This simply means creating functions that can be used in as many contexts as possible. With this, less code becomes more effective and there is no need for quite as many functions. In Python, this advice is a little more limited because we are typically calling the methods as children of a class. However, in a language like Julia, for example, it becomes a way better idea to make generic functions to encompass most types and then specific functions to encompass other types. The function below, round_add
is a simple function I wrote that rounds numbers before they are added. With this particular case, we want a different functionality for round_add
with an Integer
. When this is the case, we want the function to round the summation to the nearest multiple of 5. However, whenever a Float
is provided we will want to round to down to the nearest decimal. We also want this to still round and add all numbers. We start this with a function that is written as generically as possible:
function round_add(x::Number, y::Number)
round(x + y)
end
Then we might be a little more specific depending on what is round/added.
round_step(x, step) = round(x / step) * step
round_add(x::Integer, y::Integer) = round_step(x + y, 5)
Likewise, for floats.
round_add(x::Float64, y::Float64) = round_step(x + y, 5)
Writing the function generically was beneficial here because we did not end up needing to write a function for the other number types in Julia, of which there are many. This is a great example of how making generic functions can be incredibly helpful.
№5: IO is simple
Some simple advice that I always give to newer programmers is just how simple programming is at its core. Programming is about input and output, the hard part is what comes between. Our goal when writing a function is to take some input and translate it into some output. It might be easy to lose track of this simplicity, but keeping a reminder of this in the back of your head can be incredibly helpful to getting the goal done.
I know this point might seem silly, but I assure you this is very significant. The best function is simply the function that gets the output from the input with the least computation and memory. This advice is really simple, but I feel it is also very crucial and I am thankful to be able to share it with you.

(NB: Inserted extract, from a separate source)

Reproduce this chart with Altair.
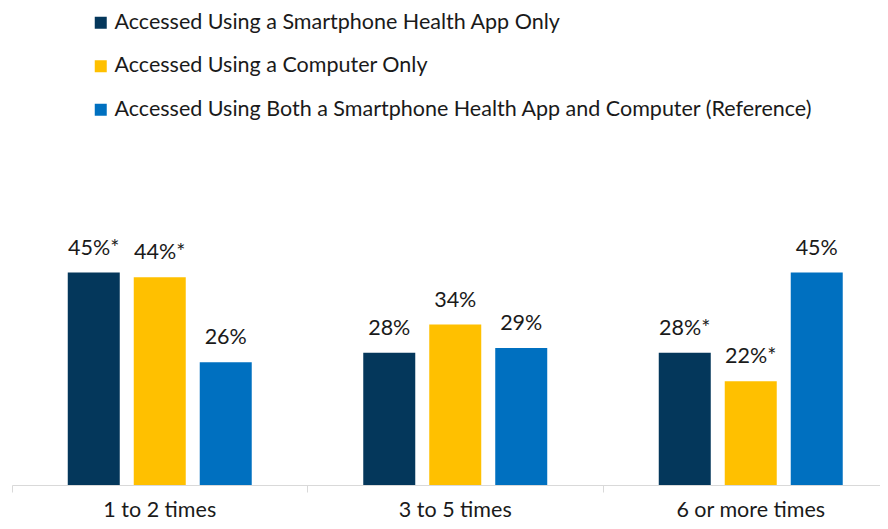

Ultimately, everyone’s programming journey is going to be different. Programming is simple, in a way, but ultimately it is an art of solving logical puzzles over and over again in this pretense. I have this input I need this output; what do I do. I have to say, this is also a very rewarding art-form. Programming is incredibly fun because you define your own world of logic. And then you are just building onto that world and making it better, creating little things that you and others may appreciate. You create a function and think it is awesome. It gets hard sometimes — I feel this craft is a weird beast. I am either completely tired of it or completely obsessed with it depending on the week. Sometimes it feels daunting, and sometimes it feels easy.
No matter what happens, the important thing to remember is how much this matters. The ability to weave something from nothing puts power into anyone’s hands. Software is the exception in industry where this is the case. Your art, your creative work, nothing is more important than this and if your passion is software, above all
don’t give up, and stick with it!!!
❤